Ma lecture de ce roman revêt une particularité que je n’arrive pas à expliquer. Plus j’avance dans le récit, plus le titre s’impose comme arrière-plan de tout ce que j’ai capturé. Ce n’est qu’à la fin du roman et plus précisément à l’avant dernière page que le narrateur est venu à ma rescousse pour me débarrasser de ce spectre qui ne cessait de planer autour de ma récolte à chaque fois que je fais une pause, sans embrouiller mon fil conducteur. De quoi s’agit-il?
Je suis sûr et certain que l’auteur a beaucoup réfléchi avant de nos proposer le titre de son roman. Une des questions que l’écrivain s’est probablement posée avant de vaincre l’embarras du choix et opter définitivement pour la version finale du titre de son roman est la suivante : quel est l’effet escompté de ce titre sur le lecteur ?
En fait, l’effet du titre ne s’est fait pas attendre. La première chose qui a stimulé mon envie d’accompagner par le cumul de lecture, l’expérience d’une écriture dont j’ai déjà savouré la portée intellectuelle dans L’homme descend du silence (2), c’est le titre. Du coup, Au Détroit d’Averroès m’a fait d’emblée penser au détroit de Gibraltar. Je savais, avant même que j’entame ce roman, qu’il ne s’agit pas de parallèle qui consiste à projeter une histoire dont le signataire est Tarik Ibn Ziyad sur l’expérience dotée d’un riche combat contre la violence non pas par le sabre mais par la raison , celle d’Averroès. En dépit de ce décalage historique ajouté à la complicité de l’auteur, cette image du détroit de Gibraltar ne voulait plus me quitter tout au long de ce roman. Peu importe, ce qui m’intéresse c’est la symbolique du parallèle. Après tout, je ne suis pas historien, je ne suis qu’un simple lecteur qui cherche à tuer l’auteur en capitalisant sur ce que j’ai retenu de son écrit.

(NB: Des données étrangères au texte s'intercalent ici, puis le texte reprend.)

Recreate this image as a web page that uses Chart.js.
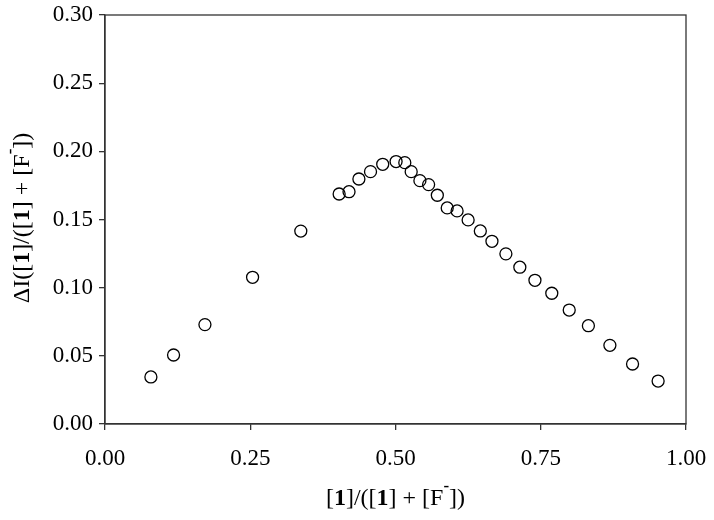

Entre le détroit de Gibraltar et Au Détroit d’Averroès, loin du Quand historique, toute une symbolique se dessine pour raconter le dialogue entre deux mers. Lequel dialogue s’est exprimé dans deux langues différentes : l’une prône le sabre, tandis que l’autre évoque le livre. L’une a fait l’éloge du cheval, l’autre s’est servie du muletier en vue de se débarrasser du verbe qui « dérange. » Ce détroit auquel l’auteur voulait assigner une connotation culturelle dont Averroès était le vrai interlocuteur de par sa capacité à forger la déduction, ne fait plus partie d’une leçon d’histoire qu’on a apprise et dans laquelle Tarik Ibn Ziyad s’est présenté comme héros d’un récit éphémère et nostalgique d’une période qui ressemble au rêve.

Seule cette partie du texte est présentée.